8 Qualitative Results

In addition to the example provided in the main paper, we present a few more examples of the spatio-temporal graph formed in the HOSTR model in Figure 5. In all examples presented, our HOSTR has successfully modeled the relationships between the targeted objects in the questions or their parts with surrounding objects. These examples clearly demonstrate the explainability and transparency of our model, explaining how the model arrives at the correct answers.

9 Complexity Analysis

We analyze the memory consumption on the number of object $n$ , hierarchy depth $h$ given that other factors like video length are fixed; and OSTR units in one layer share parameters.

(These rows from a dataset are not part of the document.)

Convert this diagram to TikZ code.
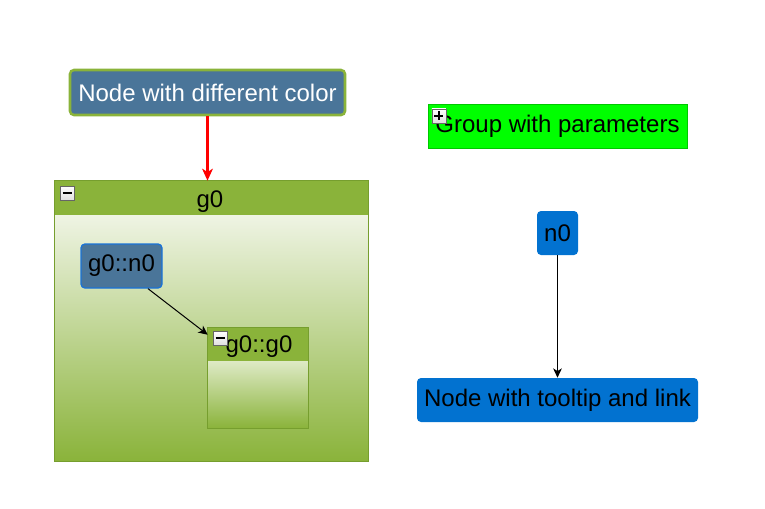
\documentclass[tikz,border=0pt]{standalone}
\usepackage{fontspec}
\setmainfont{Liberation Sans}
\usetikzlibrary{arrows.meta,calc}
\definecolor{steel}{RGB}{74,117,153}
\definecolor{grass}{RGB}{138,179,58}
\definecolor{grassdk}{RGB}{118,158,46}
\definecolor{lightg}{RGB}{239,244,228}
\definecolor{lightg2}{RGB}{222,234,198}
\definecolor{blu}{RGB}{2,114,208}
\definecolor{bluedge}{RGB}{26,115,215}
\definecolor{lime}{RGB}{0,255,0}
\definecolor{limedk}{RGB}{0,200,0}
\tikzset{
  txt/.style={font=\fontsize{18}{21}\selectfont, inner sep=0pt},
  steelbox/.style={txt, rectangle, rounded corners=3pt, fill=steel},
  bluebox/.style={txt, rectangle, rounded corners=3pt, fill=blu, text=black},
  anchorbox/.style={rectangle, inner sep=0pt, draw=none},
  grpborder/.style={draw=grassdk, line width=0.75pt},
  btn/.style={rectangle, inner sep=0pt, minimum size=10.5pt, draw=gray!80!black, line width=0.6pt, top color=white, bottom color=gray!25},
  redarrow/.style={draw=red, line width=1.9pt, -{Stealth[length=9pt,width=8pt,inset=2.5pt]}},
  blackarrow/.style={draw=black, line width=0.75pt, -{Stealth[length=7pt,width=6.5pt,inset=2pt]}},
}
\begin{document}
\begin{tikzpicture}[x=0.75pt,y=-0.75pt]
\useasboundingbox[fill=white] (0,0) rectangle (765,508);

% group g0
\node[anchorbox, minimum width=234.75pt, minimum height=210pt] (g0) at (211.5,321) {};
\shade[top color=lightg, bottom color=grass] ($(g0.north west)+(0,34)$) rectangle (g0.south east);
\fill[grass] (g0.north west) rectangle ($(g0.north east)+(0,34)$);
\draw[grpborder] (g0.north west) rectangle (g0.south east);
\node[txt] (g0t) at (210,202) {g0};
\node[btn, anchor=north west] (b1) at ($(g0.north west)+(5,5)$) {};
\draw[line width=1.7pt] ($(b1.center)+(-4.5,0)$) -- ($(b1.center)+(4.5,0)$);

% node with different color
\node[steelbox, draw=grass, line width=1.9pt, text=white, minimum width=206.25pt, minimum height=33.75pt] (ndc) at (207.5,92.5) {Node with different color};

% g0::n0
\node[steelbox, draw=bluedge, line width=1pt, minimum width=60.75pt, minimum height=33pt] (g0n0) at (121.5,266) {g0::n0};

% group g0::g0
\node[anchorbox, minimum width=75pt, minimum height=75pt] (g0g0) at (258,378) {};
\shade[top color=lightg2, bottom color=grass] ($(g0g0.north west)+(0,33)$) rectangle (g0g0.south east);
\fill[grass] (g0g0.north west) rectangle ($(g0g0.north east)+(0,33)$);
\draw[grpborder] (g0g0.north west) rectangle (g0g0.south east);
\node[txt] (g0g0t) at (259,347) {g0::g0};
\node[btn, anchor=north west] (b2) at ($(g0g0.north west)+(5,3)$) {};
\draw[line width=1.7pt] ($(b2.center)+(-4.5,0)$) -- ($(b2.center)+(4.5,0)$);

% group with parameters
\node[txt, rectangle, fill=lime, draw=limedk, line width=0.75pt, minimum width=194.25pt, minimum height=33pt] (gwp) at (557.5,126) {Group with parameters};
\node[btn, anchor=north west] (b3) at ($(gwp.north west)+(4,5)$) {};
\draw[line width=1.7pt] ($(b3.center)+(-4.5,0)$) -- ($(b3.center)+(4.5,0)$);
\draw[line width=1.7pt] ($(b3.center)+(0,-4.5)$) -- ($(b3.center)+(0,4.5)$);

% n0 and tooltip node
\node[bluebox, minimum width=30.75pt, minimum height=33pt] (n0) at (557.5,233) {n0};
\node[bluebox, minimum width=210.75pt, minimum height=33pt] (nttl) at (557.5,400) {Node with tooltip and link};

% connectors
\draw[redarrow] (ndc.south) -- (ndc.south |- g0.north);
\draw[blackarrow] ($(g0n0.south)+(26.5,0)$) -- ($(g0g0.north west)+(0,7)$);
\draw[blackarrow] (n0.south) -- (nttl.north);
\end{tikzpicture}
\end{document}
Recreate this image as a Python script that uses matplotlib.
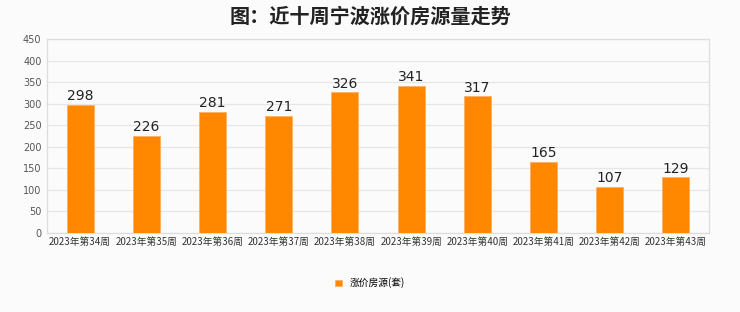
import matplotlib
matplotlib.use("Agg")
import matplotlib.pyplot as plt
import numpy as np

plt.rcParams['font.family'] = ['Noto Sans CJK SC', 'DejaVu Sans']

categories = ["2023年第34周", "2023年第35周", "2023年第36周", "2023年第37周", "2023年第38周",
              "2023年第39周", "2023年第40周", "2023年第41周", "2023年第42周", "2023年第43周"]
values = [298, 226, 281, 271, 326, 341, 317, 165, 107, 129]
yticks = [0, 50, 100, 150, 200, 250, 300, 350, 400, 450]
title = "图：近十周宁波涨价房源量走势"
series_name = "涨价房源(套)"

bg = "#fbfbfb"
fig = plt.figure(figsize=(7.4, 3.12), dpi=100, facecolor=bg)
ax = fig.add_axes([47/740, 1-233/312, (709-47)/740, (233-39)/312], facecolor=bg)

x = np.arange(len(categories))
bars = ax.bar(x, values, width=0.41, color="#ff8800", edgecolor="#ffb060", linewidth=0.6,
              label=series_name, zorder=3)
for xi, v in zip(x, values):
    ax.text(xi, v + 4, str(v), ha="center", va="bottom", fontsize=10, color="#222222",
            family=['DejaVu Sans'], zorder=4)

ax.set_xlim(-0.5, len(categories) - 0.5)
ax.set_ylim(0, 450)
ax.set_yticks(yticks)
ax.set_yticklabels([str(t) for t in yticks], fontsize=7, color="#555555", family=['DejaVu Sans'])
ax.set_xticks(x)
ax.set_xticklabels(categories, fontsize=7, color="#333333")
ax.tick_params(axis='both', length=0, pad=4)
ax.tick_params(axis='x', pad=3)
ax.grid(axis='y', color="#e6e6e6", linewidth=0.9, zorder=0)
for s in ax.spines.values():
    s.set_color("#dddddd")
    s.set_linewidth(0.9)

fig.text(0.5, 1-16/312, title, ha="center", va="center", fontsize=14.5, fontweight="bold", color="#222222")

leg = fig.legend(handles=[bars], labels=[series_name], loc="center", bbox_to_anchor=(370/740, 1-283/312),
                 frameon=False, fontsize=7, handlelength=0.7, handleheight=0.7, handletextpad=0.8)

fig.savefig("out.png", dpi=100, facecolor=bg)
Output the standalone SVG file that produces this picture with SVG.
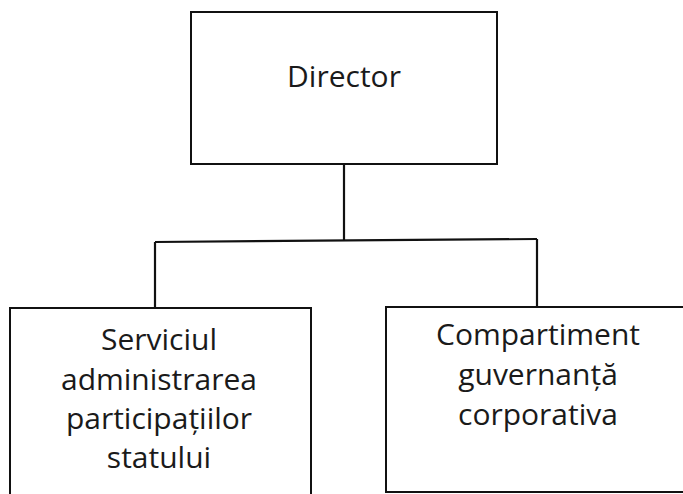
<svg xmlns="http://www.w3.org/2000/svg" width="683" height="494" viewBox="0 0 683 494">
<style>
.box{fill:#fff;stroke:#111;stroke-width:2}
.lbl{font-family:"Open Sans","DejaVu Sans",sans-serif;font-size:30px;fill:#1a1a1a;text-anchor:middle}
.conn{stroke:#111;stroke-width:2.2;fill:none}
</style>
<rect width="683" height="494" fill="#fff"/>
<g id="connectors">
<path class="conn" d="M344,164 V240"/>
<path class="conn" d="M155,242 L537,239"/>
<path class="conn" d="M155,242 V308"/>
<path class="conn" d="M537,239 V307"/>
</g>
<g id="director">
<rect class="box" x="191" y="12" width="306" height="152"/>
<text class="lbl" x="344" y="87">Director</text>
</g>
<g id="serviciul">
<rect class="box" x="10" y="308" width="301" height="200"/>
<text class="lbl" x="159" y="350">Serviciul</text>
<text class="lbl" x="159" y="390">administrarea</text>
<text class="lbl" x="159" y="429">participațiilor</text>
<text class="lbl" x="159" y="468">statului</text>
</g>
<g id="compartiment">
<rect class="box" x="386" y="307" width="310" height="185"/>
<text class="lbl" x="538" y="345">Compartiment</text>
<text class="lbl" x="538" y="385">guvernanță</text>
<text class="lbl" x="538" y="425">corporativa</text>
</g>
</svg>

There are two types of memory $m_{a}$ is from hidden unit activations, $m_{p}$ is for parameters and related terms. We found that $m_{a}$ is linear with $n$ , constant to $h$ . On the other hand, $m_{p}$ is linear with $h$ and constant to $n$ . These figures are on-par with commonly used sequential models. No major extra memory consumption is introduced.